Long-rage multiple rocket launcher 9K58 Smerch
This multiple rocket launcher (MRL) was originally deployed immediately before the end of the Cold War, but improvements of the ammunition changed the characteristics a lot.
Its maximum range of 70 to 90 km protects the launcher vehicle against most artillery counter-fire efforts (only air attacks and ATACMS missiles pose significant threats).
The use of relatively cheap trajectory control technologies (not full guidance, but reduction of the range dispersion) enable a useful dispersion and pattern-firing even at long ranges.
NATO forces can do a lot with their tools against howitzers and even self-proelled howitzers and shorter-ranged MRLs. A long-range MRL with good dispersion is a significant threat that cannot be considered as under control yet.

Short-range multiple rocket launcher TOS-1 Buratino
This is basically an old main battle tank hull with a short range MRL. It originated in the 1980's, but only became publicly known much later. The rockets have only the range of a light mortar, but their low ballistic trajectory might hide them from counter-artillery radars in many terrains and the hull isn't easily impressed by counter-fires anyway.
The real problem is the warhead, though. The 220mm rocket has a thermobaric warhead that pretty much says "forget about fortifications" to its opponents.
The system could quickly be produced in huge quantities because of the availability of thousands of tank hulls for conversion.

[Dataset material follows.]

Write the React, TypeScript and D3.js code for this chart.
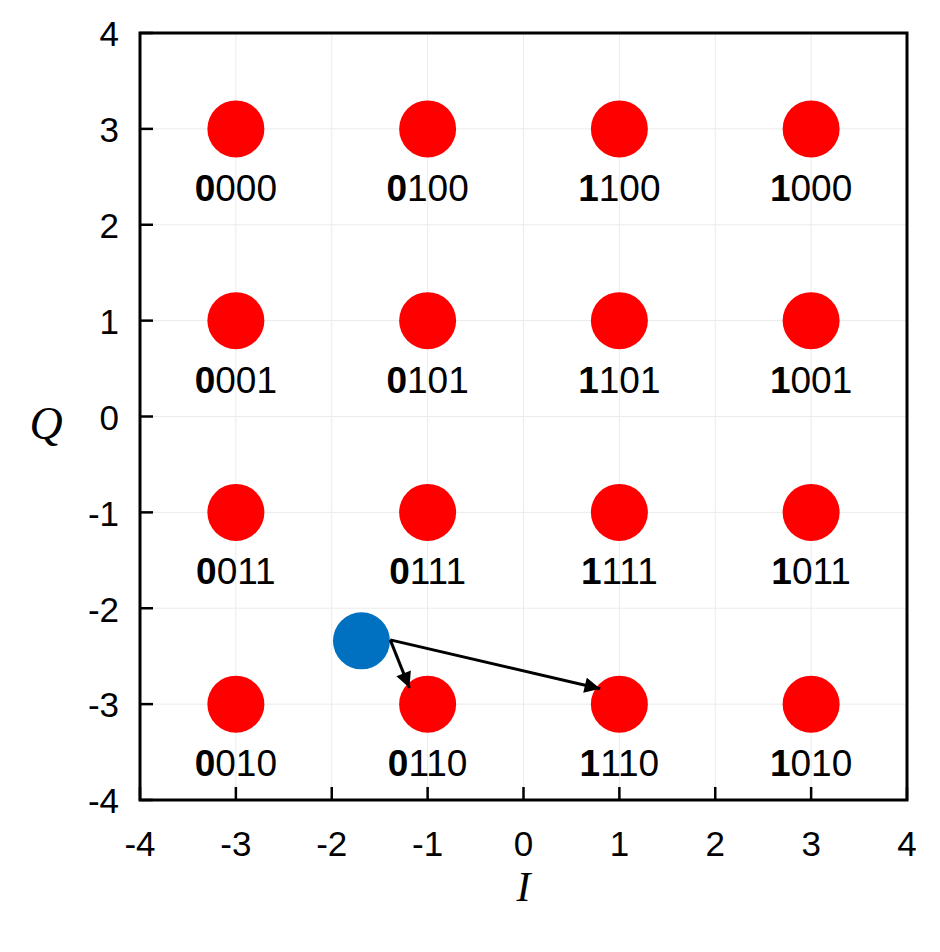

Tank Support Fighting Vehicle BMP-T
This is again a system that could be quantity-produced by conversion of old MBT hulls. The Infantry Fighting Vehicle (IFV) concept has always been questionable due to the lesser protection than the MBTs which were to be escorted by the IFVs. The ability of mounted infantrymen to deliver effective suppressive fires with personal weapons was questionable against unguided short-range anti-tank weapons like Panzerfaust, Bazooka and RPG types and non-existing against ATGMs. An auto cannon, one or two mediocre ATGMs and a coaxial machine gun were rather moderate fire support for MBTs - especially in comparison to what the BMP-T offers.
The BMP-T has a MBT hull with MBT-like survivability. It has an overhead weapon station with dual autocannon that could rip IFVs and nearby helicopters apart, long-range ATGMs that could kill AFVs and helicopters at longer ranges than a MBT's main gun and automatic grenade launcher in a suppressive fire role reminiscent of WW2 tanks' bow machine guns.
This package might prove to be a much more effective fire support against those opponents that MBTs don't have under control. The higher-than-IFV survivability might enable an armoured unit to sustain an offensive longer than a MBT/IFV mixed unit could (because the latter could quickly be turned into a vulnerable MBT-only force).

These were some very visible and well-known weapon weapons that are available to Russia. They're cornerstones of technological-tactical counters to some NATO army technological strengths. The more challenging stuff is likely not publicly known yet.

The equipment used in the South Ossetia War deserves to be considered as basically 1980's equipment. The Russian Army would change its technological face rapidly if it modernizes its arsenal. The new equipment would pose new challenges and make well-established ideas about conventional warfare obsolete.